Dans ses discours, Hitler avait quelquefois l’air d’un drogué. Norman Ohler nous explique que c’est en fait toute la société allemande des années 1930 qui l’était… Les nazis ne furent pas que dopés à la haine, ils utilisèrent aussi la chimie. Dans une enquête remarquable de plusieurs années, le journaliste et réalisateur de documentaires révèle qu’une méthamphétamine commercialisée sous le nom de pervitine s’imposa à l’ensemble de la société allemande et remplaça le café. Etudiants, ouvriers ou intellectuels - Heinrich Böll réclamait sa dose - s’adonnèrent à une toxicomanie massive à partir de 1933. On trouvait même des pralines aux amphétamines pour les femmes au foyer qui mincissaient en faisant le ménage, la pervitine agissant aussi comme coupe-faim.

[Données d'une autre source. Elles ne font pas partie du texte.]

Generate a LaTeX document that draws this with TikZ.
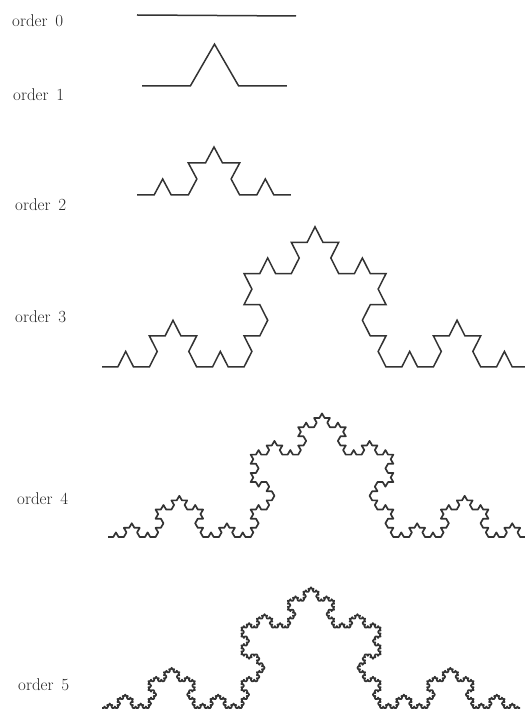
\documentclass[tikz,border=0pt]{standalone}
\usetikzlibrary{lindenmayersystems}
\begin{document}
\begin{tikzpicture}[x=1pt,y=1pt,
  lbl/.style={anchor=base west,inner sep=0pt,text=black!85,font=\fontsize{17}{19}\selectfont},
  koch/.style={draw=black!80,line width=1.5pt,line join=miter},
  kochfine/.style={draw=black!80,line width=1.7pt,line join=round}]
\useasboundingbox (0,0) rectangle (525,716);
\clip (0,0) rectangle (525,716);
\pgfdeclarelindenmayersystem{Koch}{\rule{F -> F+F--F+F}}
% labels
\node[lbl] (l0) at (12,689) {order\hspace{0.45em}0};
\node[lbl] (l1) at (13,615) {order\hspace{0.45em}1};
\node[lbl] (l2) at (15,505) {order\hspace{0.45em}2};
\node[lbl] (l3) at (15,393) {order\hspace{0.45em}3};
\node[lbl] (l4) at (17,211) {order\hspace{0.45em}4};
\node[lbl] (l5) at (18,25) {order\hspace{0.45em}5};
% order 0
\coordinate (a0) at (137,701);
\coordinate (b0) at (296,700);
\draw[koch] (a0) -- (b0);
% order 1
\draw[koch,shift={(142,630)},l-system={Koch,axiom=F,order=1,angle=60,step=48.33pt}] (0,0) lindenmayer system;
% order 2
\draw[koch,shift={(137,521)},yscale=1.08,l-system={Koch,axiom=F,order=2,angle=60,step=17.11pt}] (0,0) lindenmayer system;
% order 3
\draw[koch,shift={(102,349)},yscale=1.14,l-system={Koch,axiom=F,order=3,angle=60,step=15.78pt}] (0,0) lindenmayer system;
% order 4
\draw[kochfine,shift={(108,179)},l-system={Koch,axiom=F,order=4,angle=60,step=5.284pt}] (0,0) lindenmayer system;
% order 5
\draw[kochfine,shift={(102,8)},l-system={Koch,axiom=F,order=5,angle=60,step=1.7202pt}] (0,0) lindenmayer system;
\end{tikzpicture}
\end{document}
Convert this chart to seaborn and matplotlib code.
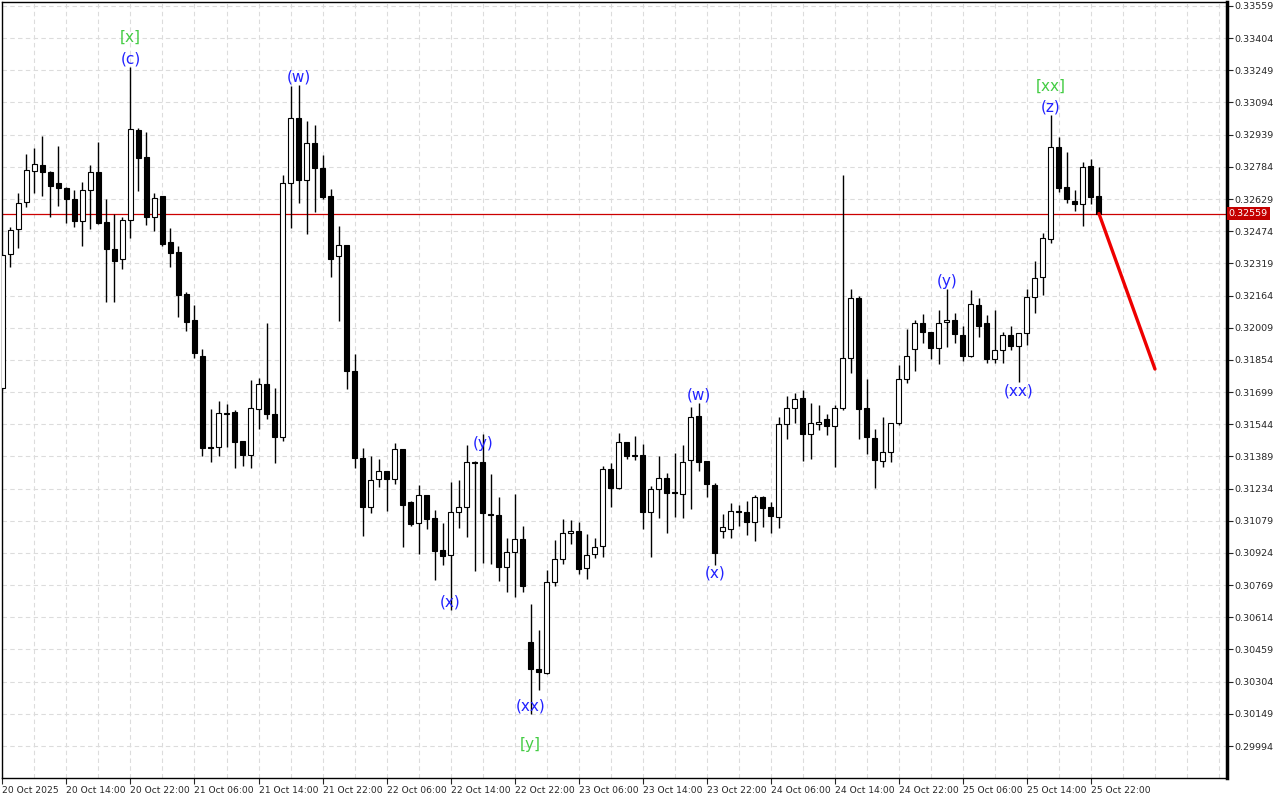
import matplotlib
matplotlib.use("Agg")
import matplotlib.pyplot as plt
import matplotlib.transforms as mtransforms
import numpy as np
import pandas as pd
import seaborn as sns

# H1 candles, 20 Oct 06:00 .. 25 Oct 23:00
opens = [0.31719, 0.32364, 0.32485, 0.32615, 0.32764, 0.32793, 0.32759, 0.32706, 0.32682, 0.32629,
         0.32523, 0.32673, 0.32759, 0.32518, 0.32388, 0.32340, 0.32528, 0.32962, 0.32832, 0.32543,
         0.32644, 0.32422, 0.32374, 0.32172, 0.32046, 0.31873, 0.31434, 0.31434, 0.31598, 0.31603,
         0.31463, 0.31396, 0.31617, 0.31738, 0.31593, 0.31483, 0.32706, 0.33020, 0.32721, 0.32899,
         0.32779, 0.32644, 0.32355, 0.32408, 0.31800, 0.31381, 0.31145, 0.31280, 0.31319, 0.31280,
         0.31425, 0.31169, 0.31068, 0.31203, 0.31092, 0.30938, 0.30914, 0.31121, 0.31145, 0.31362,
         0.31362, 0.31112, 0.31107, 0.30856, 0.30929, 0.30991, 0.30495, 0.30365, 0.30345, 0.30784,
         0.30895, 0.31020, 0.31030, 0.30851, 0.30919, 0.30957, 0.31328, 0.31237, 0.31459, 0.31396,
         0.31396, 0.31121, 0.31232, 0.31285, 0.31218, 0.31208, 0.31372, 0.31584, 0.31367, 0.31251,
         0.31030, 0.31039, 0.31126, 0.31121, 0.31073, 0.31194, 0.31145, 0.31097, 0.31545, 0.31622,
         0.31670, 0.31497, 0.31545, 0.31569, 0.31535, 0.31622, 0.31863, 0.32152, 0.31622, 0.31478,
         0.31367, 0.31410, 0.31550, 0.31762, 0.31907, 0.32032, 0.31989, 0.31911, 0.32037, 0.32046,
         0.31974, 0.31873, 0.32119, 0.32032, 0.31858, 0.31902, 0.31974, 0.31921, 0.31984, 0.32157,
         0.32253, 0.32437, 0.32880, 0.32687, 0.32620, 0.32605, 0.32788, 0.32644]
highs = [0.32364, 0.32494, 0.32658, 0.32846, 0.32875, 0.32933, 0.32764, 0.32885, 0.32687, 0.32673,
         0.32711, 0.32793, 0.32904, 0.32629, 0.32557, 0.32543, 0.33265, 0.32971, 0.32952, 0.32658,
         0.32644, 0.32490, 0.32403, 0.32181, 0.32119, 0.31907, 0.31617, 0.31656, 0.31642, 0.31613,
         0.31463, 0.31757, 0.31767, 0.32032, 0.31719, 0.32745, 0.33174, 0.33179, 0.33005, 0.32986,
         0.32841, 0.32677, 0.32499, 0.32408, 0.31882, 0.31430, 0.31391, 0.31377, 0.31319, 0.31454,
         0.31425, 0.31174, 0.31251, 0.31203, 0.31131, 0.31068, 0.31266, 0.31275, 0.31444, 0.31367,
         0.31497, 0.31304, 0.31194, 0.30996, 0.31208, 0.31054, 0.30678, 0.30553, 0.30842, 0.30986,
         0.31087, 0.31083, 0.31073, 0.31015, 0.30996, 0.31343, 0.31357, 0.31502, 0.31459, 0.31487,
         0.31449, 0.31247, 0.31391, 0.31309, 0.31405, 0.31444, 0.31627, 0.31646, 0.31367, 0.31261,
         0.31112, 0.31165, 0.31155, 0.31174, 0.31203, 0.31198, 0.31169, 0.31579, 0.31680, 0.31695,
         0.31709, 0.31646, 0.31637, 0.31593, 0.31637, 0.32745, 0.32196, 0.32162, 0.31762, 0.31521,
         0.31579, 0.31550, 0.31829, 0.32003, 0.32046, 0.32075, 0.31989, 0.32094, 0.32196, 0.32080,
         0.32017, 0.32191, 0.32152, 0.32070, 0.32094, 0.31989, 0.32017, 0.31984, 0.32196, 0.32331,
         0.32465, 0.33034, 0.32928, 0.32856, 0.32673, 0.32808, 0.32822, 0.32783]
lows = [0.31709, 0.32302, 0.32393, 0.32591, 0.32658, 0.32644, 0.32543, 0.32596, 0.32514, 0.32494,
        0.32403, 0.32485, 0.32509, 0.32133, 0.32133, 0.32292, 0.32441, 0.32668, 0.32504, 0.32475,
        0.32403, 0.32302, 0.32061, 0.31993, 0.31863, 0.31391, 0.31362, 0.31391, 0.31434, 0.31333,
        0.31343, 0.31333, 0.31521, 0.31569, 0.31357, 0.31463, 0.32490, 0.32610, 0.32461, 0.32567,
        0.32629, 0.32253, 0.32041, 0.31714, 0.31333, 0.31006, 0.31116, 0.31242, 0.31126, 0.31256,
        0.30953, 0.31054, 0.30919, 0.31039, 0.30794, 0.30866, 0.30649, 0.31044, 0.31001, 0.30837,
        0.30875, 0.30871, 0.30789, 0.30736, 0.30712, 0.30736, 0.30148, 0.30264, 0.30341, 0.30765,
        0.30871, 0.30967, 0.30822, 0.30798, 0.30900, 0.30904, 0.31145, 0.31232, 0.31377, 0.31372,
        0.31039, 0.30904, 0.31092, 0.31020, 0.31097, 0.31092, 0.31136, 0.31319, 0.31194, 0.30866,
        0.30996, 0.30996, 0.31054, 0.31010, 0.30982, 0.31049, 0.31020, 0.31044, 0.31473, 0.31550,
        0.31367, 0.31377, 0.31516, 0.31492, 0.31338, 0.31613, 0.31791, 0.31473, 0.31401, 0.31237,
        0.31338, 0.31362, 0.31540, 0.31743, 0.31800, 0.31935, 0.31858, 0.31834, 0.31916, 0.31935,
        0.31849, 0.31868, 0.31964, 0.31839, 0.31839, 0.31839, 0.31902, 0.31748, 0.31926, 0.32080,
        0.32167, 0.32417, 0.32663, 0.32610, 0.32571, 0.32499, 0.32605, 0.32559]
closes = [0.32359, 0.32480, 0.32610, 0.32769, 0.32798, 0.32759, 0.32692, 0.32682, 0.32629, 0.32523,
          0.32673, 0.32759, 0.32514, 0.32388, 0.32331, 0.32528, 0.32966, 0.32827, 0.32543, 0.32634,
          0.32412, 0.32369, 0.32167, 0.32037, 0.31887, 0.31430, 0.31430, 0.31598, 0.31593, 0.31459,
          0.31396, 0.31622, 0.31738, 0.31593, 0.31483, 0.32706, 0.33020, 0.32721, 0.32899, 0.32779,
          0.32639, 0.32340, 0.32408, 0.31800, 0.31381, 0.31145, 0.31275, 0.31319, 0.31280, 0.31425,
          0.31155, 0.31063, 0.31203, 0.31087, 0.30933, 0.30909, 0.31121, 0.31145, 0.31362, 0.31357,
          0.31116, 0.31107, 0.30856, 0.30929, 0.30991, 0.30765, 0.30365, 0.30350, 0.30784, 0.30895,
          0.31020, 0.31030, 0.30847, 0.30914, 0.30953, 0.31328, 0.31237, 0.31459, 0.31391, 0.31391,
          0.31121, 0.31232, 0.31285, 0.31213, 0.31213, 0.31362, 0.31579, 0.31362, 0.31256, 0.30924,
          0.31049, 0.31126, 0.31121, 0.31073, 0.31194, 0.31141, 0.31102, 0.31545, 0.31622, 0.31666,
          0.31497, 0.31550, 0.31555, 0.31535, 0.31622, 0.31863, 0.32152, 0.31617, 0.31483, 0.31372,
          0.31410, 0.31550, 0.31762, 0.31873, 0.32032, 0.31989, 0.31911, 0.32032, 0.32046, 0.31979,
          0.31873, 0.32123, 0.32017, 0.31858, 0.31902, 0.31974, 0.31921, 0.31984, 0.32157, 0.32249,
          0.32441, 0.32880, 0.32682, 0.32629, 0.32605, 0.32783, 0.32639, 0.32559]

time_labels = ["20 Oct 2025", "20 Oct 14:00", "20 Oct 22:00", "21 Oct 06:00", "21 Oct 14:00",
               "21 Oct 22:00", "22 Oct 06:00", "22 Oct 14:00", "22 Oct 22:00", "23 Oct 06:00",
               "23 Oct 14:00", "23 Oct 22:00", "24 Oct 06:00", "24 Oct 14:00", "24 Oct 22:00",
               "25 Oct 06:00", "25 Oct 14:00", "25 Oct 22:00"]
price_ticks = [0.29994, 0.30149, 0.30304, 0.30459, 0.30614, 0.30769, 0.30924, 0.31079,
               0.31234, 0.31389, 0.31544, 0.31699, 0.31854, 0.32009, 0.32164, 0.32319,
               0.32474, 0.32629, 0.32784, 0.32939, 0.33094, 0.33249, 0.33404, 0.33559]
last_price = 0.32559

# wave labels: text, candle index, price, colour group
wave_text = ["[x]", "(c)", "(w)", "(x)", "(y)", "(xx)", "[y]", "(w)", "(x)", "(y)", "(xx)", "[xx]", "(z)"]
wave_bar = [16, 16, 37, 56, 60, 66, 66, 87, 89, 118, 127, 131, 131]
wave_price = [0.33410, 0.33304, 0.33217, 0.30688, 0.31449, 0.30187, 0.29999,
              0.31685, 0.30827, 0.32234, 0.31704, 0.33174, 0.33073]
wave_green = [True, False, False, False, False, False, True, False, False, False, False, True, False]

# forecast arrow
forecast_bar = [137, 144]
forecast_price = [0.32559, 0.31810]

df = pd.DataFrame({"open": opens, "high": highs, "low": lows, "close": closes})
df["idx"] = np.arange(len(df))
df["up"] = df["close"] >= df["open"]

sns.set_style("white")
plt.rcParams["font.family"] = ["DejaVu Sans"]

fig = plt.figure(figsize=(12.8, 8), dpi=100)
ax = fig.add_axes([2 / 1280, 22 / 800, 1225 / 1280, 776 / 800])

# grid
ax.set_xticks(np.arange(0, 153, 4), minor=True)
ax.grid(True, which="both", axis="x", color="#dcdcdc", ls=(0, (4, 3)), lw=0.8)
ax.grid(True, which="major", axis="y", color="#dcdcdc", ls=(0, (4, 3)), lw=0.8)
ax.set_axisbelow(True)

# wicks and bodies
ax.vlines(df["idx"], df["low"], df["high"], color="black", lw=1.0, zorder=2)
body = (df["close"] - df["open"]).where(lambda s: s.abs() > 1e-6, 1.2e-5)
ax.bar(df["idx"], body, bottom=df["open"], width=0.62,
       color=np.where(df["up"], "white", "black"), edgecolor="black", lw=0.8, zorder=3)

# current price line
ax.axhline(last_price, color="#cc0000", lw=0.9, zorder=1)

# forecast
sns.lineplot(x=forecast_bar, y=forecast_price, ax=ax, color="#ee0000", lw=2.4, zorder=4)

for t, b, p, g in zip(wave_text, wave_bar, wave_price, wave_green):
    ax.text(b, p, t, ha="center", va="center", fontsize=11,
            color="#44cc44" if g else "#2222ff", zorder=5)

ax.set_xlim(-0.05, 153)
ax.set_ylim(0.29840, 0.33578)

ax.set_xticks(np.arange(0, 137, 8))
ax.set_xticklabels(time_labels, fontsize=6.6)
for lbl in ax.get_xticklabels():
    lbl.set_horizontalalignment("left")
ax.yaxis.tick_right()
ax.set_yticks(price_ticks)
ax.set_yticklabels([f"{v:.5f}" for v in price_ticks], fontsize=6.8)
ax.tick_params(axis="x", which="major", length=4, width=0.8, pad=2, direction="out", bottom=True)
ax.tick_params(axis="x", which="minor", length=0)
ax.tick_params(axis="y", length=4, width=0.8, pad=1, direction="out", right=True)

for s in ["left", "top", "bottom"]:
    ax.spines[s].set_color("black")
    ax.spines[s].set_linewidth(1.0)
ax.spines["right"].set_linewidth(2.5)
ax.spines["right"].set_color("black")

trans = mtransforms.blended_transform_factory(ax.transAxes, ax.transData)
ax.text(1.0015, last_price, f"{last_price:.5f}", transform=trans, fontsize=6.8,
        color="white", ha="left", va="center", zorder=6,
        bbox=dict(facecolor="#c40000", edgecolor="none", pad=1.6))

ax.set_xlabel("")
ax.set_ylabel("")
fig.savefig("out.png", dpi=100)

Les nazis, qui condamnaient toutes les drogues sauf celle du national-socialisme qu’ils finirent par mettre en gélules, virent le profit qu’ils pouvaient tirer militairement de soldats qui ne dormaient pas et n’avaient jamais peur. Avant l’entrée en guerre, 35 millions de doses furent commandées par la Wehrmacht et la Luftwaffe aux usines Temmler, sous la houlette du professeur Otto F. Ranke, lui-même camé et dealer en chef d’une armée allemande qui privilégiait la défonce et l’attaque. Le Blitzkrieg est alors envisagé comme une guerre du speed. D’une plume alerte, Norman Ohler décrit ainsi un Rommel sur son char pendant la bataille de France comme une scène d’Easy rider. Sans faire de parallèle hâtif, on constate que les terroristes aujourd’hui carburent eux aussi au captagon, un stimulant à base d’amphétamines surnommé la "drogue des djihadistes".
L’évocation de ce IIIe Reich en trip cauchemardesque de douze ans - n’oublions pas que Goering était morphinomane - fait la part belle au rondouillard docteur Morell, médecin personnel du Führer qu’il nomme le "patient A" dans ses carnets. C’est ce producteur d’opium qui transforme un Hitler anémié et fantomatique en junkie piquousé à coups de stéroïdes, d’opiacés et de cocaïne. On comprend mieux certaines décisions absurdes prises dans le bunker devant des généraux médusés.
Comme l’indique dans sa postface l’historien allemand Hans Mommsen, L’extase totale, qui ne prétend pas tout expliquer par un substitut chimique, modifie la vision du régime nazi. Un livre à tout point de vue… stupéfiant ! L. L.